Although a No Depression cover story on the band last year hinted that all the Adams-Wandscher sniping was a phony attempt at punk hostility that couldn't hide "the magic of their musical relationship," Adams sounds like a man whose hatred is the real deal. When Adams speaks of the band's latest lineup changes, he shows no frustration or sadness. Instead, he sounds like a man who's just had a 200-pound barbell lifted from his aching chest.

"It's better, the band's better," he says. "It sounds more like a band. The live shows for the first leg of the Strangers Almanac tour were fucking pitiful, we were a horrible band. We were all these alcoholics. Now there are some people in the band that are sober half the time. Having Skillet around is really calming, because it's good to have your good friend around. Before, I didn't really know anybody in the band except Phil, and he's an asshole. I'm spiritually more into the band.

"We weren't getting along, and Phil was being an asshole. He wasn't happy being in the band, but he wouldn't quit. The only way for him to leave was if somebody made him, so I made him."

During the last couple of years, the hype surrounding the imagined emergence of a roots-music movement, alternately dubbed alt-country, Americana or "No Depression," has grown tiresome and inspired a justifiable backlash. Unfortunately, some alt-country fanatics are so eager to celebrate any mediocre band with a steel guitar, a fiddle and a twangy vocalist that they lose all their critical faculties in the warm glow of self-congratulation.

For that reason, it's easy to dismiss Whiskeytown as a media creation, just the latest in a long line of third-hand, Gram Parsons wanna-bes. But as all country fans know, the proof is in the details, and Adams possesses an innate grasp of the details. The man described by Outpost partner Mark Williams as "the closest thing to a pure songwriter I've ever come across" has a plainspoken knack for storytelling, and he comfortably moves from the soul balladry of "Everything I Do" to the pop-rock melodicism of "Turn Around" and the pure honky-tonk of "Inn Town." It's no mystery why he's a critic's dream: He looks a bit like Matthew Sweet, sings a lot like Wilco's Jeff Tweedy, and can ingest liquor like a young George Jones.

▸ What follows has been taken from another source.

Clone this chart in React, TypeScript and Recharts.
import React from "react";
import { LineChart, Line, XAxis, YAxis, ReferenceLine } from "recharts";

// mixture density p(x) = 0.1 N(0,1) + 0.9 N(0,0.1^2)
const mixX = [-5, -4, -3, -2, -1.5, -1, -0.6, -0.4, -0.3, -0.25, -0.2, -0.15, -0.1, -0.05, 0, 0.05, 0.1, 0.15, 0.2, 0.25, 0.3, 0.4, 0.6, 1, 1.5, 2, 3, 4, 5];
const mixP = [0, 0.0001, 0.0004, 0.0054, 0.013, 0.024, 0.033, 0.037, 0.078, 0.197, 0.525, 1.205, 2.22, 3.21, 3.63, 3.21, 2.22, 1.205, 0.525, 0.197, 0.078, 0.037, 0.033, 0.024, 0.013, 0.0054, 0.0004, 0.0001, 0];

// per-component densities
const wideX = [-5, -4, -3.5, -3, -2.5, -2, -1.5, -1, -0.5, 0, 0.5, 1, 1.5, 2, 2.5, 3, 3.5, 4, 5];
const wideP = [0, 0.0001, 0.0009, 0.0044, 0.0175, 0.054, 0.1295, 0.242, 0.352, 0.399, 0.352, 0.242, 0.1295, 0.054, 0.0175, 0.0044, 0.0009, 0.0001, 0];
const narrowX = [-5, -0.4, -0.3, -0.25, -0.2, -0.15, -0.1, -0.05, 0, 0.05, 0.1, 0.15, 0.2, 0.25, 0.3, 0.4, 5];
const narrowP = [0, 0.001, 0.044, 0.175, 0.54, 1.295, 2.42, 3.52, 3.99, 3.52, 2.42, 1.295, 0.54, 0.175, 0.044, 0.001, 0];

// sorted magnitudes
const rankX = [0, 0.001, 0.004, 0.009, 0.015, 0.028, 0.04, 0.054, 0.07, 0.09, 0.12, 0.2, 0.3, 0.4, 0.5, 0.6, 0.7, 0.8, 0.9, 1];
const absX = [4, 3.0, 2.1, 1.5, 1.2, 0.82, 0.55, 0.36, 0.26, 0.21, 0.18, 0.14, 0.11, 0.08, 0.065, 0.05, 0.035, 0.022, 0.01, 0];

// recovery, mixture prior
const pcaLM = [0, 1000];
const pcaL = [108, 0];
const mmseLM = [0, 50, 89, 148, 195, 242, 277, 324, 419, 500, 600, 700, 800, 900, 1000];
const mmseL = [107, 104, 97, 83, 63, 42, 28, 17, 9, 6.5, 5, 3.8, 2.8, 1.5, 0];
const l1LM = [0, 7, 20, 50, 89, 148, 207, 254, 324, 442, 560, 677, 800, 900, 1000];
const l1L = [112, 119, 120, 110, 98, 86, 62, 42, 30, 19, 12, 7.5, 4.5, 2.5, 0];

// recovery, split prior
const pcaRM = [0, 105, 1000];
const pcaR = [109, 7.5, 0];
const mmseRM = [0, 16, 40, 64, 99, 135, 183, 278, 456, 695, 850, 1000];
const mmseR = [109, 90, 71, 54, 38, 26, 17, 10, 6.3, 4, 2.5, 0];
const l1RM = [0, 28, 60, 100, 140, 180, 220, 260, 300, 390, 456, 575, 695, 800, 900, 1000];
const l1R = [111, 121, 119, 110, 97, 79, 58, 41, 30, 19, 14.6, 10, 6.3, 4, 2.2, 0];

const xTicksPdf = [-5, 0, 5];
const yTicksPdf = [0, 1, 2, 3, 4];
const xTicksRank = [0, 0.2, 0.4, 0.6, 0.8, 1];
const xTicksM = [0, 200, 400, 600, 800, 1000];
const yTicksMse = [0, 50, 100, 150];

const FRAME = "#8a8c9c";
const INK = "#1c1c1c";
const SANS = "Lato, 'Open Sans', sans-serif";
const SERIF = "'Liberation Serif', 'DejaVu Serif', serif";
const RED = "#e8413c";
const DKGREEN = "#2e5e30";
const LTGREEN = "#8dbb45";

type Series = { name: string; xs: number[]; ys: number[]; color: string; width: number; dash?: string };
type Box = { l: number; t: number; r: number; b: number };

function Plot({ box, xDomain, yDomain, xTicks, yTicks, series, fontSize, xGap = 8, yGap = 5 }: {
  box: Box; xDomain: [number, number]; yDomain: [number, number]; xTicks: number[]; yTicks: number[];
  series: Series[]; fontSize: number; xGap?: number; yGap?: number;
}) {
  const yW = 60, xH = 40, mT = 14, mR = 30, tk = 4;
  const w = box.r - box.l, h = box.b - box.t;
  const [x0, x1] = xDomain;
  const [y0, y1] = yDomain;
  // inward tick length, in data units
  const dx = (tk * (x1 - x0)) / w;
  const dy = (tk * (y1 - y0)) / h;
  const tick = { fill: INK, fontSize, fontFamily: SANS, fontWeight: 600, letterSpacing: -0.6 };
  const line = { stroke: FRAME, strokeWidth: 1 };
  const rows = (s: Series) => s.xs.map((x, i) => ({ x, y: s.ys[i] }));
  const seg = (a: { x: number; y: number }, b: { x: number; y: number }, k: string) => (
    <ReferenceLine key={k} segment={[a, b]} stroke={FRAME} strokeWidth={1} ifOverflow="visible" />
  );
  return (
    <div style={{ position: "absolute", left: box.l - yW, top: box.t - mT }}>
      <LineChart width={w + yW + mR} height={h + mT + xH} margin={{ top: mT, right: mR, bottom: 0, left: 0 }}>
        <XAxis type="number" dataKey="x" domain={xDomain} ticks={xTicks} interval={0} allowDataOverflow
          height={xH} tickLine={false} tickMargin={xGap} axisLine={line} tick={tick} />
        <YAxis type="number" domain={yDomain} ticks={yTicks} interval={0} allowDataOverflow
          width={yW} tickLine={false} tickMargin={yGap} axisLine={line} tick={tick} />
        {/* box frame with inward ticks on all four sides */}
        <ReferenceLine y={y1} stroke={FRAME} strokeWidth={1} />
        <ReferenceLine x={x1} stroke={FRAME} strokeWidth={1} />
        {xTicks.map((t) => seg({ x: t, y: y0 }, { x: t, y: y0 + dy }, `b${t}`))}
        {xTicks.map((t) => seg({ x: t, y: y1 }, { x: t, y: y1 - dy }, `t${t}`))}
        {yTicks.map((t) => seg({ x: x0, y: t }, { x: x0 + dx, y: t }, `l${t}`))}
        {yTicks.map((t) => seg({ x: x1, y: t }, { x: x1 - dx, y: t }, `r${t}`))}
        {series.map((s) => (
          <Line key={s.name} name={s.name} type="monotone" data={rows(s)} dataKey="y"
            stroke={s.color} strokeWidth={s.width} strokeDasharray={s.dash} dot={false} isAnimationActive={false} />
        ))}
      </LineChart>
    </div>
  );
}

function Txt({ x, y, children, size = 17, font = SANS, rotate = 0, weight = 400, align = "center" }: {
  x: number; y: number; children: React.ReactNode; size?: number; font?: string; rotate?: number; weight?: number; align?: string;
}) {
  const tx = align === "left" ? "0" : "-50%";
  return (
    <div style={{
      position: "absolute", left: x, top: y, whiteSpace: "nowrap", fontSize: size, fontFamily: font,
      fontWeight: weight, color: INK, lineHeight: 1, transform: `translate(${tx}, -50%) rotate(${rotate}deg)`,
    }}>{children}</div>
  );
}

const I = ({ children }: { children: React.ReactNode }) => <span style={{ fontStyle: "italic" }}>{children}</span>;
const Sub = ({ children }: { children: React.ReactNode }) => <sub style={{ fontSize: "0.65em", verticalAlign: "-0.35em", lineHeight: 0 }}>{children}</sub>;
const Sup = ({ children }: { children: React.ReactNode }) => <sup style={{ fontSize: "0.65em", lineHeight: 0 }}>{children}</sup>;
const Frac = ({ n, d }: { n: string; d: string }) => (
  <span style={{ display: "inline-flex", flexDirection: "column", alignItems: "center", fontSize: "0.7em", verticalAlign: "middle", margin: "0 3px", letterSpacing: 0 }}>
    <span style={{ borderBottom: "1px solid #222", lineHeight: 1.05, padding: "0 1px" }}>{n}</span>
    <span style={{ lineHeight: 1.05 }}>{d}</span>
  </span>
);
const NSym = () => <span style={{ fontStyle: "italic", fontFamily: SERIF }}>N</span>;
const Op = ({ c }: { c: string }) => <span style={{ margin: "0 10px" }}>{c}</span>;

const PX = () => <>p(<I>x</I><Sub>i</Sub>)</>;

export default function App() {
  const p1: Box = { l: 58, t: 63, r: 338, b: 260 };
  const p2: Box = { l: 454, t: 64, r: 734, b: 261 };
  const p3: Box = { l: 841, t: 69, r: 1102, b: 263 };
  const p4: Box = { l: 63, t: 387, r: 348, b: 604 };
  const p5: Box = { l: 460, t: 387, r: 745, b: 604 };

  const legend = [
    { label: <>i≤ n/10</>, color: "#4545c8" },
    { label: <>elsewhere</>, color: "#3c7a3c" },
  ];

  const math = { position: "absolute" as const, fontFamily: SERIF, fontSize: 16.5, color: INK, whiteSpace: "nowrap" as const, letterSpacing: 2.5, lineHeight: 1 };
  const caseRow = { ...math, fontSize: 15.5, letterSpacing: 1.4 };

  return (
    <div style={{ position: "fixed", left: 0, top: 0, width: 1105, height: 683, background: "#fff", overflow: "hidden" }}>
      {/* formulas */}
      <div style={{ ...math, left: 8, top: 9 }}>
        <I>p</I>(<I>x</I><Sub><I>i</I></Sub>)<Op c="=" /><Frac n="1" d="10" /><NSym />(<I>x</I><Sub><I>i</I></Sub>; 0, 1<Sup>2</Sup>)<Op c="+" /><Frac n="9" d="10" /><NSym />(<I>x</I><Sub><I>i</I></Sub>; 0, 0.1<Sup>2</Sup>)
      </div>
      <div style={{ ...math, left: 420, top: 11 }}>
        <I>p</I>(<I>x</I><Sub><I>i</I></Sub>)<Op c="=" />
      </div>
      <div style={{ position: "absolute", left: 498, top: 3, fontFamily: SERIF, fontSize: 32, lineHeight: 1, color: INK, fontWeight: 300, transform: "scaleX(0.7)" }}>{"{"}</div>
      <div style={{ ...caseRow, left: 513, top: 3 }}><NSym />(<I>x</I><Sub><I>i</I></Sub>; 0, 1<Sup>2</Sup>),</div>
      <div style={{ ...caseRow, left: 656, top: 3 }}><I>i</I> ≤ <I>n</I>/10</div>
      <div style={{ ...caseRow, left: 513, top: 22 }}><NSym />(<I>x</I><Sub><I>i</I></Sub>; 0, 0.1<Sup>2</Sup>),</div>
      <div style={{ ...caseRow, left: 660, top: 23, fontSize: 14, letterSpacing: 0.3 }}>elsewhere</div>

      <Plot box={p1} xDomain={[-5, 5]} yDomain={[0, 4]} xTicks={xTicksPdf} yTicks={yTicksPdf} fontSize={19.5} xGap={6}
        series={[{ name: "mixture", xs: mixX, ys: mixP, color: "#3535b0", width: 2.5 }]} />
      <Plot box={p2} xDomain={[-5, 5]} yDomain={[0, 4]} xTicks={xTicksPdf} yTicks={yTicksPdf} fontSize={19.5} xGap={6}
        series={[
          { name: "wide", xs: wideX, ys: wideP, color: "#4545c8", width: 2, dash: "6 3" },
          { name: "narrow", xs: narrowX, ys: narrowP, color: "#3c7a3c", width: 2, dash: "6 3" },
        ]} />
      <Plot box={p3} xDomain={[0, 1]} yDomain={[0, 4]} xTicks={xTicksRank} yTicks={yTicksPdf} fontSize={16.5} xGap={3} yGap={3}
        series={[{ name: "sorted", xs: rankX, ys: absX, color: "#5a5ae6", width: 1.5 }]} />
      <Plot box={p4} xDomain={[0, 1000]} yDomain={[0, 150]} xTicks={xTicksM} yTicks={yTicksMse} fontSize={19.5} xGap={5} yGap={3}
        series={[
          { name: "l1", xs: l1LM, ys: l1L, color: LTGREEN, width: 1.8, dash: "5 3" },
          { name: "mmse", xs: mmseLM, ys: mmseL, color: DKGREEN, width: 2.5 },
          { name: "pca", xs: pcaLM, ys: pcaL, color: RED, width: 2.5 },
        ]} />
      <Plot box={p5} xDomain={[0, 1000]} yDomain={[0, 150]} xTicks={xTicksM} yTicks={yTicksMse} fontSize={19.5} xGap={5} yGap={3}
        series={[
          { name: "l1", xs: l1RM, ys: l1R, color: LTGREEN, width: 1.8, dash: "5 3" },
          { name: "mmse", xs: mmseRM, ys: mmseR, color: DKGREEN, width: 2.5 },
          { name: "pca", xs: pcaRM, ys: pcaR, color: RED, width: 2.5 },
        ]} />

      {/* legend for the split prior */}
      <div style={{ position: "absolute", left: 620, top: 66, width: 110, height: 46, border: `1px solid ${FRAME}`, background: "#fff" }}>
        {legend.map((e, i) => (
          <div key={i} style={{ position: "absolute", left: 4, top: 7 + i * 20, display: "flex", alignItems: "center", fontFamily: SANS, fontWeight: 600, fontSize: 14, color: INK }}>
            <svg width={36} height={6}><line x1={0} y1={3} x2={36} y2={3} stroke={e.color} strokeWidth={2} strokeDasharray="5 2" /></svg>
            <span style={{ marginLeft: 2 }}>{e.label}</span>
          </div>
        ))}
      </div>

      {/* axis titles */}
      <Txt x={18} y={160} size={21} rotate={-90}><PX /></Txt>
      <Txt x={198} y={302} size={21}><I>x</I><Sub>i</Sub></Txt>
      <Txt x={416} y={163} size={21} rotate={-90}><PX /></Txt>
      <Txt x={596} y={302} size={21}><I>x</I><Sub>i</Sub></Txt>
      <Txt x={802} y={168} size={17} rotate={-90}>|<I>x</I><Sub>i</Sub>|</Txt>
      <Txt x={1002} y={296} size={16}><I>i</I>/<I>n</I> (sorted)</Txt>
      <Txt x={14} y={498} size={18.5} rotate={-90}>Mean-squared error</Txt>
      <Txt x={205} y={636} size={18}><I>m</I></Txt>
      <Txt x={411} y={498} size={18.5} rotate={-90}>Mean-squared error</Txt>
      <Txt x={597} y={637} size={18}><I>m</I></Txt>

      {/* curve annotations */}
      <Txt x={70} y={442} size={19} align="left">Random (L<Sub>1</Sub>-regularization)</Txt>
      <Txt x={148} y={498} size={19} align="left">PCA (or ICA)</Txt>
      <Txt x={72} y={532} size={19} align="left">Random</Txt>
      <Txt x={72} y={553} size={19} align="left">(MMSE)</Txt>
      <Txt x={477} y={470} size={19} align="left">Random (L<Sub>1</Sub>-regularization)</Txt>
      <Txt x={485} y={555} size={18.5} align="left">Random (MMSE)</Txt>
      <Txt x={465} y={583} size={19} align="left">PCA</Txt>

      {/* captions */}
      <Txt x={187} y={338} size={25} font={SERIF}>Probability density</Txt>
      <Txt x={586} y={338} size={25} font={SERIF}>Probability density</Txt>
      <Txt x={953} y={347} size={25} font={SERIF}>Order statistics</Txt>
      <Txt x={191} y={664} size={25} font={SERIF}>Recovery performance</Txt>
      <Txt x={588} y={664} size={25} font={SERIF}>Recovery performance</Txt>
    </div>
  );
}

It is the drunken, bad-boy reputation which has garnered Whiskeytown the most attention, even earning comparisons with the '80s' most lovable sloppy alcoholics, The Replacements. As The Replacements learned during their career, the role of staggering, drunken buffoon can get old after a few years, particularly when your audience gets attached to such misbehavior. Adams, however, refuses to be swayed by the collective will of his audience.

"I don't care what the audience wants," he insists. "I don't give a fuck about our audience. I just make the doughnuts. They eat 'em. I don't want to sound rude, but I can't be concerned with what they want, because I'm not doing it just for them, I'm doing it for me. So I could give a fuck really what a crowd wants, or what our fans want when we make a record, 'cause if I do that, then I'm fucking up. I make records and play shows that satisfy me, and us, first.

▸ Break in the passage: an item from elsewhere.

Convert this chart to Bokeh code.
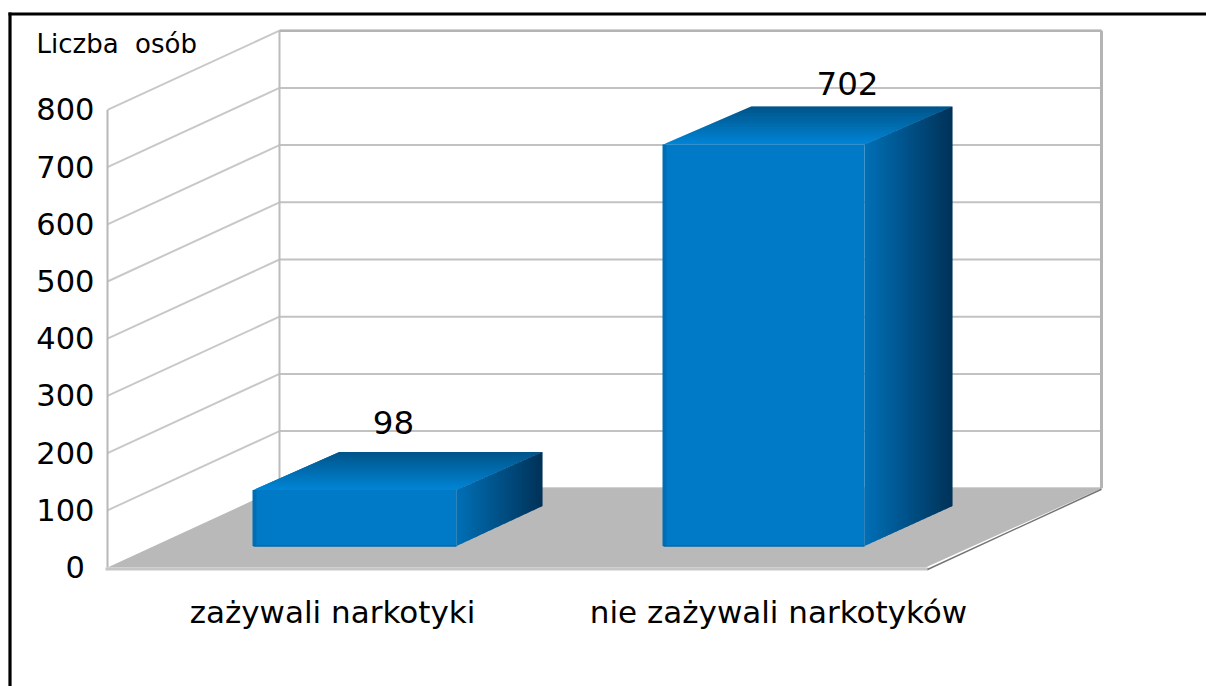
from bokeh.plotting import figure
from bokeh.embed import file_html
from bokeh.resources import INLINE
from bokeh.models import LinearAxis, FixedTicker, Range1d
from bokeh.core.properties import value

# ---- data ----
categories = ["zażywali narkotyki", "nie zażywali narkotyków"]
counts = [98, 702]
y_ticks = [0, 100, 200, 300, 400, 500, 600, 700, 800]
y_title = "Liczba\u00a0 osób"

# ---- layout (x data units are page pixels, y data units are persons) ----
PX = 0.572               # pixels per person
Y0 = 567                 # page pixel of the value 0 on the front plane
FONT = "DejaVu Sans"
def v(py):
    return (Y0 - py) / PX

FRONT_L, FRONT_R, BACK_L, BACK_R = 107, 925, 279, 1101
WALL_DV = 79.2 / PX
bar_left = [253, 663]
bar_width = [203, 201]
bar_dx = [86, 88]
bar_base = v(545.5)
bar_dv_top = 38 / PX
bar_dv_bottom = 40 / PX
label_x = [332, 778]
value_label_x = [393, 847]
value_label_base = [422, 83]

p = figure(width=1206, height=686, toolbar_location=None, output_backend="svg",
           x_axis_type=None, y_axis_type=None, min_border=0,
           x_range=Range1d(0, 1206), y_range=Range1d(v(686), v(0)),
           outline_line_color=None, background_fill_color="white")
p.grid.visible = False

def mix(a, b, t):
    return "#%02x%02x%02x" % tuple(round(a[i] + (b[i] - a[i]) * t) for i in range(3))

# black frame of the picture
p.segment([8, 9.5], [v(13.5), v(12)], [1206, 9.5], [v(13.5), v(686)], line_color="black",
          line_width=3.2)

# walls: back grid, left diagonals
GRID = "#c2c2c2"
for t in y_ticks:
    p.line([BACK_L, BACK_R], [t + WALL_DV] * 2, line_color=GRID, line_width=2)
    if t > 0:
        p.line([FRONT_L, BACK_L], [t, t + WALL_DV], line_color="#c8c8c8", line_width=2)
p.line([BACK_L, BACK_L], [WALL_DV, y_ticks[-1] + WALL_DV], line_color="#bcbcbc", line_width=2)
p.line([BACK_R, BACK_R], [WALL_DV, y_ticks[-1] + WALL_DV], line_color="#b4b4b4", line_width=3)
p.line([BACK_L, BACK_R], [y_ticks[-1] + WALL_DV] * 2, line_color="#b4b4b4", line_width=2.5)
p.line([FRONT_L, FRONT_L], [0, y_ticks[-1]], line_color="#b8b8b8", line_width=2)

# floor
p.patch([FRONT_L, FRONT_R, BACK_R, BACK_L], [0, 0, WALL_DV, WALL_DV], fill_color="#b9b9b9",
        fill_alpha=1, line_color=None)
p.line([105, 928], [v(568.5)] * 2, line_color="#c6c6c6", line_width=3)
p.line([927, BACK_R], [v(569), WALL_DV - 1 / PX], line_color="#757575", line_width=1.5)

# bars: front face, shaded side and top built from thin strips
FRONT_C = "#007ac6"
TOP_F, TOP_B = (0, 133, 214), (0, 84, 136)
SIDE_L, SIDE_R = (0, 112, 182), (0, 50, 88)
for i, c in enumerate(counts):
    l, w, dx = bar_left[i], bar_width[i], bar_dx[i]
    r = l + w
    top = bar_base + c
    p.quad(left=l, right=r, bottom=bar_base, top=top, fill_color=FRONT_C, fill_alpha=1,
           line_color=None)
    p.quad(left=l - 1, right=l + 3, bottom=bar_base, top=top, fill_color="#006eb4",
           fill_alpha=1, line_color=None)
    p.line([l, r], [bar_base, bar_base], line_color="#0068aa", line_width=1.5)
    nt = 38
    xs, ys, cols = [], [], []
    for k in range(nt):
        t0, t1 = k / nt, min((k + 1.6) / nt, 1)
        xs.append([l + dx * t0, r + dx * t0, r + dx * t1, l + dx * t1])
        ys.append([top + bar_dv_top * t0, top + bar_dv_top * t0, top + bar_dv_top * t1, top + bar_dv_top * t1])
        cols.append(mix(TOP_F, TOP_B, (k + 0.5) / nt))
    p.patches(xs, ys, fill_color=cols, fill_alpha=1.0, line_color=None)
    ns = dx
    xs, ys, cols = [], [], []
    for k in range(ns):
        t0, t1 = k / ns, min((k + 1.6) / ns, 1)
        xs.append([r + dx * t0, r + dx * t1, r + dx * t1, r + dx * t0])
        ys.append([bar_base + bar_dv_bottom * t0, bar_base + bar_dv_bottom * t1,
                   top + bar_dv_top * t1, top + bar_dv_top * t0])
        cols.append(mix(SIDE_L, SIDE_R, (k + 0.5) / ns))
    p.patches(xs, ys, fill_color=cols, fill_alpha=1.0, line_color=None)

# value labels and the y title
p.text(value_label_x, [v(b) for b in value_label_base], text=[str(c) for c in counts],
       text_font=value(FONT), text_font_size="32.5px", text_align="center",
       text_baseline="alphabetic", text_color="black")
p.text([36], [v(43)], text=[y_title], text_font=value(FONT), text_font_size="26px",
       text_align="left", text_baseline="alphabetic", text_color="black")

# real axes, pinned inside the full-page frame
yaxis = LinearAxis(ticker=FixedTicker(ticks=y_ticks), fixed_location=103,
                   major_tick_line_color=None, minor_tick_line_color=None,
                   axis_line_color=None, major_label_standoff=3,
                   major_label_text_font=FONT, major_label_text_font_size="30.5px",
                   major_label_text_color="black",
                   major_label_overrides={0: "0\u00a0"})
p.add_layout(yaxis, "left")
xaxis = LinearAxis(ticker=FixedTicker(ticks=label_x), fixed_location=v(584),
                   major_tick_line_color=None, minor_tick_line_color=None,
                   axis_line_color=None, major_label_standoff=3,
                   major_label_text_font=FONT, major_label_text_font_size="31px",
                   major_label_text_color="black",
                   major_label_overrides=dict(zip(label_x, categories)))
p.add_layout(xaxis, "below")

open("out.html", "w").write(file_html(p, INLINE))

"I don't think popularity necessitates happiness at all. I think quite the opposite. So as long as I stay kind of a brat about it, then I'll be fine."

Even at his worst, Adams is an unusually prolific songwriter, but the heartbreak that enveloped him last year after the end of a three-year relationship resulted in a flood of new material, with the band forced to whittle 36 new tunes down to 13 for Strangers Almanac.

"I grew attached to all the numbers we were doing, all the tunes," he says. "It was really weird for me to have to pick. Actually, I left it up to other people, and then I complained when it wasn't what I wanted. At least I didn't have to be the one involved in the process of elimination. It was just too strange. If I had my way, I'd just have released all of them.

"There's some stuff left over from every record. We have more unreleased material than we do released. We're pretty confident that if we broke up tomorrow, they could be putting out records by us for years."

He and the band have already demoed 13 new songs, with Adams saying that the new lineup is encouraging him to revisit his punk roots and crank up his guitar, "kinda like Black Flag, The Wipers or TSOL." And while he knows that his nonstop devotion to the craft of songwriting can take a toll on his personal relationships, it's a bargain he willingly struck many years ago.

"It's like second nature to me," Adams says of songwriting. "It isn't a big deal. It's something I've grown accustomed to; part of my daily life is writing a song. It's just how I cope or deal with the world.

"It's definitely gotten in the way of relationships, being obsessed with writing songs. It isn't really an obsession anymore, it's second nature, like I said. But other people, they don't understand. It's definitely made it hard to keep a girlfriend, but I don't care. I have enough friends."

Whiskeytown is scheduled to perform on Saturday, January 31, at Nita's Hideaway in Tempe, with 6 String Drag. Showtime is 10 p.m.